Há dias em que sinto que nunca serei capaz de saber tudo o que faria de mim um bom Pediatra - especialmente aqueles dias em que estudo e leio artigos científicos, e me sinto burro e pequenino. Felizmente são poucos (devia estudar mais vezes, eu sei...). Mas os dias que valem mesmo a pena são aqueles em que me sinto capaz de tudo, feito para isto, e esses apagam os dias menos bons e enfiam-nos num saco.

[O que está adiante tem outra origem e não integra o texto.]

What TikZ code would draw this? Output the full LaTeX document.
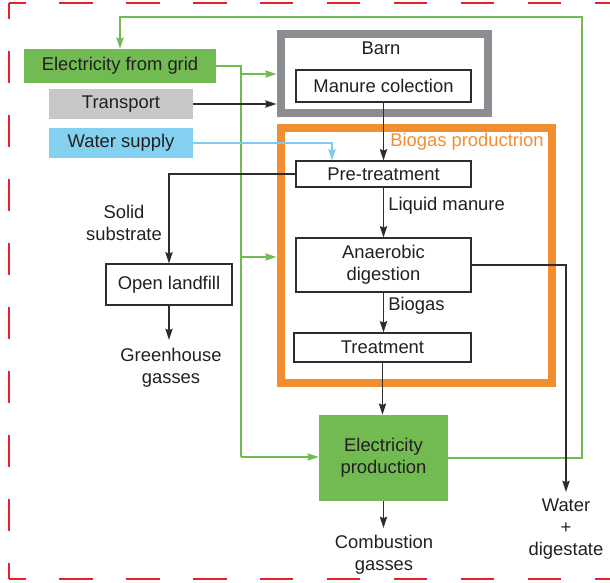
\documentclass[tikz,border=0pt]{standalone}
\usepackage{fontspec}
\setmainfont{Liberation Sans}
\usetikzlibrary{arrows.meta}
\definecolor{gridgreen}{RGB}{114,187,83}
\definecolor{trgrey}{RGB}{199,200,202}
\definecolor{wblue}{RGB}{132,208,240}
\definecolor{wline}{RGB}{127,203,239}
\definecolor{barngrey}{RGB}{140,141,145}
\definecolor{bioorange}{RGB}{242,142,48}
\definecolor{framered}{RGB}{232,32,42}
\definecolor{ink}{RGB}{35,31,32}
\definecolor{lineink}{RGB}{45,45,45}
\tikzset{
  txt/.style={font=\fontsize{13.8}{16.5}\selectfont, text=ink, align=center, inner sep=1.5pt},
  procbox/.style={txt, draw=lineink, line width=0.9pt, fill=white, inner sep=0pt},
  fillbox/.style={txt, inner sep=0pt},
  bigframe/.style={line width=6pt, inner sep=0pt, fill=white},
  tipk/.style={-{Stealth[length=8.5pt,width=5.5pt,inset=1.2pt]}},
  kline/.style={draw=lineink, line width=0.9pt},
  karrow/.style={kline, tipk, lineink},
  gline/.style={draw=gridgreen, line width=0.9pt},
  garrow/.style={gline, tipk, gridgreen},
  barrow/.style={draw=wline, line width=0.9pt, tipk, wline},
  reddash/.style={draw=framered, line width=1pt}
}
\begin{document}
\begin{tikzpicture}[x=0.75pt,y=-0.75pt]
\useasboundingbox (0,0) rectangle (610,582);
% outer dashed frame
\draw[reddash, dash pattern=on 25.1pt off 25.1pt, dash phase=12.55pt] (9,3) -- (612,3);
\draw[reddash, dash pattern=on 25.1pt off 25.1pt, dash phase=12.55pt] (9,579) -- (612,579);
\draw[reddash, dash pattern=on 24pt off 24pt, dash phase=12pt] (9,3) -- (9,579);
\draw[reddash, dash pattern=on 24pt off 24pt, dash phase=12pt] (612,3) -- (612,579);

% big frames
\node[bigframe, draw=barngrey, minimum width=155.25pt, minimum height=59.25pt] (barn) at (384,73.5) {};
\node[txt] (barnlbl) at (381,48) {Barn};
\node[bigframe, draw=bioorange, minimum width=203.6pt, minimum height=191.25pt] (bio) at (416.25,255) {};
\node[txt, text=bioorange, anchor=west, inner sep=0pt] (biolbl) at (390,142) {Biogas productrion};

% input boxes
\node[fillbox, fill=gridgreen, minimum width=144pt, minimum height=25.5pt] (grid) at (120,66) {Electricity from grid};
\node[fillbox, fill=trgrey, minimum width=108pt, minimum height=22.5pt] (transport) at (121,104) {Transport};
\node[fillbox, fill=wblue, minimum width=108pt, minimum height=22.5pt] (water) at (121,143) {Water supply};

% process boxes
\node[procbox, minimum width=131.25pt, minimum height=24pt] (manure) at (383.5,86) {Manure colection};
\node[procbox, minimum width=131.25pt, minimum height=19.5pt] (pre) at (383.5,174) {Pre-treatment};
\node[procbox, minimum width=131.25pt, minimum height=40.5pt] (anaer) at (383.5,265) {Anaerobic\\digestion};
\node[procbox, minimum width=132.75pt, minimum height=21.75pt] (treat) at (382.5,347.5) {Treatment};
\node[procbox, minimum width=94.5pt, minimum height=30.75pt] (landfill) at (169,284.5) {Open landfill};
\node[fillbox, fill=gridgreen, minimum width=96.75pt, minimum height=64.5pt] (eprod) at (383.5,458) {Electricity\\production};

% free texts
\node[txt] (solid) at (124,222.5) {Solid\\substrate};
\node[txt, anchor=north] (ghg) at (171,346) {Greenhouse\\gasses};
\node[txt, anchor=west, inner sep=0pt] (liq) at (388,206) {Liquid manure};
\node[txt, anchor=west, inner sep=0pt] (biogas) at (388,306) {Biogas};
\node[txt, anchor=north] (comb) at (384,533) {Combustion\\gasses};
\node[txt, anchor=north] (wd) at (566,497) {Water\\+\\digestate};

% helper coordinates
\coordinate (gx) at (241,457);
\coordinate (loopc) at (582,17);
\coordinate (wx) at (332,0);
\coordinate (g1) at (241,74);
\coordinate (g2) at (241,257);

% green connectors
\draw[gline] (grid.east) -| (gx);
\draw[garrow] (gx) -- (gx -| eprod.west);
\draw[garrow] (g1) -- (g1 -| barn.west);
\draw[garrow] (g2) -- (g2 -| bio.west);
\draw[garrow] (eprod.east) -| (loopc) -| (grid.north);

% transport and water
\draw[karrow] (transport.east) -- (transport.east -| barn.west);
\draw[barrow] (water.east) -| (wx |- pre.north);

% main flow
\draw[karrow] (manure.south) -- (manure.south |- pre.north);
\draw[karrow] (pre.south) -- (pre.south |- anaer.north);
\draw[karrow] (anaer.south) -- (anaer.south |- treat.north);
\draw[karrow] (treat.south) -- (treat.south |- eprod.north);
\draw[karrow, shorten >=3.75pt] (eprod.south) -- (eprod.south |- comb.north);
\draw[karrow] (pre.west) -| (landfill.north);
\draw[karrow, shorten >=4.5pt] (landfill.south) -- (landfill.south |- ghg.north);
\draw[karrow, shorten >=3.75pt] (anaer.east) -| (wd.north);
\end{tikzpicture}
\end{document}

Esses dias não vêm quando estudo ou leio, mas quando estou no terreno, a "meter a mão na massa", a ver doentes, a pensar, a diagnosticar e agir*.
Naquele banco vi dezenas de "dores de barriga", e dezenas de dores de barriga enviei de volta para casa, com diagnósticos como "gastroenterite aguda", "obstipação", ou o brilhante diagnóstico "simples-dores-de-barriga-não-sabemos-porquê-mas-não-parece-nada-de-grave". Já ao entrar da noite, ao cruzar-me com a minha colega Paula no corredor comentei: "Hoje já vi dezenas de dores de barriga, tenho a certeza que algum volta amanhã com uma apendicite aguda. O problema é que não sei qual deles...". Ela sorriu, e seguiu o seu caminho. Sentei-me então no meu gabinete e chamei o Pedro.
O Pedro tinha 9 anos, e a ficha de triagem informava-me que tinha - surpresa! - dor de barriga. Ao ve-lo entrar no gabinete pensei: "Este miúdo tem uma apendicite.". Tinha qualquer coisa que não me deixou tranquilo (o tal "mau ar", termo subjectivo que detestava até me ver confrontado com a inevitabilidade da sua utilização, à falta de descrição mais assertiva), mas a história contada era inocente, e a observação do doente não era característica de apendicite. Os sinais clássicos não estavam lá, e tinha muito pouca coisa dos menos clássicos. Um conflito estabeleceu-se dentro de mim, entre o meu feeling pessimista e o meu lado racional - que não tinha nada a que se agarrar para deixar seguir o feeling. E enquanto a minha boca apressada explicava que ia pedir análises laboratoriais, uma voz soava-me na cabeça "Tu não és de pedir exames desnecessários, o que é que estás a fazer!?". O Pedro saiu, descontente com a ideia de ser "furado", e eu continuei a trabalhar.
Algum tempo depois chegaram as análises. Ao abri-las, uma surpresa: parâmetros infecciosos elevados. Pedi-lhe uma ecografia abdominal et voilá, lá estava ela. Foi operado, e resolvido o problema.
Os exames laboratoriais e de imagem devem, de facto, ser usados com critério rigoroso. Mas tenho vindo a aprender que nunca devemos menosprezar um feeling... Às vezes há alguém a soprar-nos a verdade ao ouvido... E isto de ser médico às vezes é dificil.